Mahalanobis distance := point to distribution (e.g. multivariate gaussian) taking variance into account, deviation inverse times covariance times deviation     

## Loss
The model learns a function f().  
In training the model, we minimize loss L(f()).   
The simplest lost would be L = actual - predicted.

Loss functions: 
* zero-one loss: all or nothing
* hinge loss: no for error going under, linear error for going over
* mean absolute errror: similar to L1; shape is a V like two hinges
* mean squared error: similar to L2; shape is a parabola
* cross entropy: total entropy between actual distribution and predicted distribution; used when the model gives a score to each label and the scores sum to one; derived from the log likelihood and entropy formulas; shape has exponential drop off  

Formulas:   

Mean Square Error:   
$MSE = \frac{1}{n} \Sigma_{i=1}^n(y_i - \hat{y_i})^2$   
where n=#predictions, y are the actual values, y_hat are predictions.

Cross Entropy:   
$CE = H(P,Q) = -\Sigma_{x=1}^C(P(x) ln(Q(x)))$   
where P=truth, Q=prediction, C=#labels   
If P(x)=1 for one label and 0 for the others, then CE = -ln(score) for that label.    

## Regularization
Add something to the loss function to penalize model complexity and reduce overfitting.   
The model learns a function f().  
In training the model, we minimize loss = L(f()) + a * R(f),   
where R is a regularization function, and a is an importance coefficient.

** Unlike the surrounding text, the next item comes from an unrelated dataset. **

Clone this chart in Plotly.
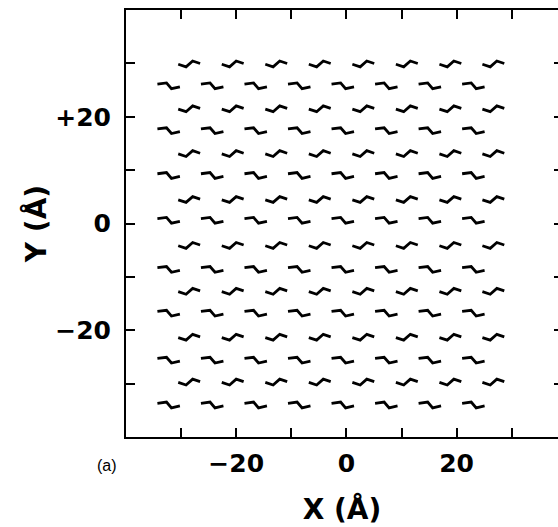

Tikhonov regularization, which was the original, developed for least squares, adds this term to the loss:    
$\lambda ||w||_2^2$    
where lamda is a hyperparameter, 
w is the model's weight vector,
and the rest is the L2 norm squared.

L1 regularization:   
Add this to the loss: $\lambda \sum ||w_i||_1 = \lambda \sum |w_i|$    
L1 drops the less important variables by encouraging coefficient=zero.  
L1 algorithm: LASSO.   
Baysian interpretation: L1 is like using (pointy) Laplace distributions as priors. The coefficient for each feature is highly likely to be the mean of zero.    
Figure: Every point on the unit diamond has length=1 using the L1 norm. 
The larger diamond incorpotates a threshold t.
If we fit a classifier with an L1 constraint, 
the decision boundary is likely to intersect the diamond at a corner where X or Y is zero.

L2 regularization:   
Add this to the loss: $\lambda \sum ||w_i||_2 = \lambda \sum w_i^2$    
L2 encourages small coefficients for all variables.   
L2 algorithm: RIDGE.   
Baysian interpretation: L2 is like using (roundy) Gaussian distributions as priors. The coefficient for each feature is not as likely to be the mean of zero.   
Figure: Every point on the unit circle has length=1 using the L2 norm.
The larger circle incorpotates a threshold t.
If we fit a classifier with an L2 constraint, 
the decision boundary is likely to intersect the circle where X<t and Y<t.

Elastic net algorithm uses L1 and L2.

![L1_and_L2_balls.svg.png](attachment:L1_and_L2_balls.svg.png)
Above: The unit square (solid) and some larger threshold (dotted) for L1 and L2 norms.
A constraint has been set as t * L1 or t * L2 for threshold t.
A classifier converges on the decision boundary subject to the constraint (red).
With L1 regularization, some coefficients are likely zero.
With L2 regularization, all coefficients are likely small.
Source: [wikipedia](https://en.wikipedia.org/wiki/Lasso_(statistics))

![144px-Vector_norm_sup.svg.png](attachment:144px-Vector_norm_sup.svg.png)
Above: The unit square (solid) for L-infinity norm.
A classifier (not shown) would be likely to converge on a solution at max X and max Y.

L-infinity norm would not work for regularization.
The classifier would be likely to maximize X and Y.

### More on regularization
Large values of lambda push the model to use tiny coefficients.
At the extreme, lambda is huge, and coefficients are zero.
That means the model predicts no change, 
or zero sensitivity to the inputs.
This is the opposite of overfitting!